What can recordings like these capture?

“It captures the intense and raw interaction between the scavengers, which is often unheard. This was an emotional reminder that in the midst of nature’s beauty and tranquility, there also exists an undeniable air of sadness and unpredictability.”

You’re a conservationist first, right?

“I do not have a background in music or sound design. However, my background in conservation, tourism and storytelling allows me to enjoy nature’s own music in the landscapes I visit and the wildlife I encounter. After enjoying listening to nature sounds all my life, I wanted to capture them because most of them are disappearing, and may become sounds of the past due to changes in climate, population growth, development, and habitat loss.”

What inspired you to start recording?

“The nature sound and field recording community has been a wonderful inspiration for me. Although I can’t mention everyone, I’m inspired by the field recordists who dedicate their time to planning, travelling, capturing, and sharing nature sounds from around the world. Overall, it is the wildlife and the environments we record in that inspire me the most, as they are the source of the incredible recordings we capture and share. Without this wildlife, habitats and the communities who continue to conserve them, our work would not be possible.”

Where would you like to record next?

“I’d love to capture sound in some of our protected areas and landscapes in Kenya and East Africa. We have incredibly serene and diverse wildlife and habitats in East Africa that provide ideal settings for capturing the beauty of nature’s acoustic wonders.”

Any parting words of wisdom for other sound artists?

“As a budding field recordist, expressing my interest in field recording is what got me started. I reached out to mentors who have been field recording for many years, and listened to their sounds.  After I started recording on my phone, I joined online platforms and communities and shared my recordings with them for feedback and inspiration. 

“As for the practical bit, getting a decent and affordable sound recorder and microphones is vital.
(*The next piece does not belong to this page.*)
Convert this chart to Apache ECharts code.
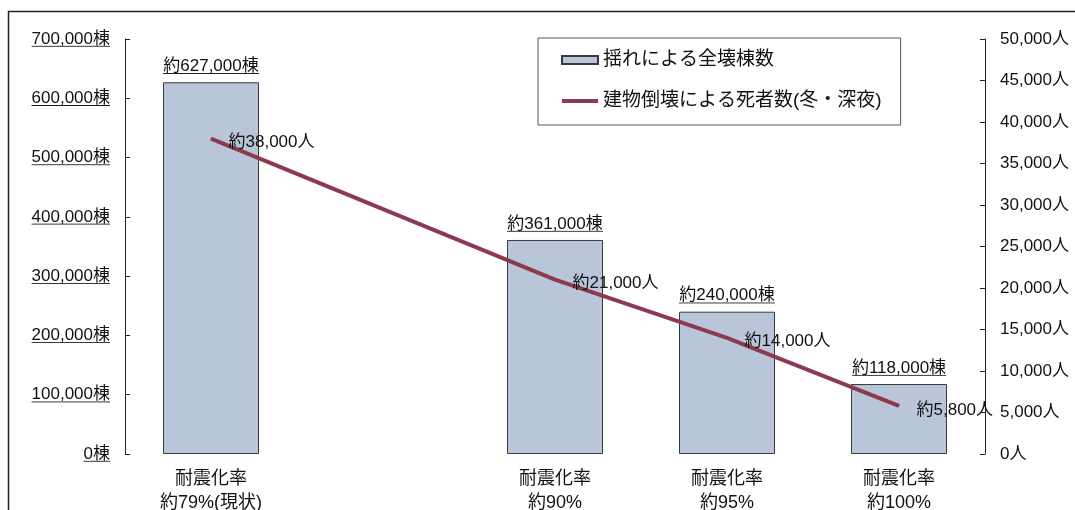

There are organisations that support field recordists with small grants, equipment and mentorships. As for the places and the wildlife, understanding animal behaviour comes handy in terms of where and when to record specific wildlife. I always encourage everyone to always prioritise the welfare of wildlife and habitats, as well as your own safety. Overall, stay curious, and let your passion guide you in listening, and capturing the amazing acoustic wonders of our natural world.”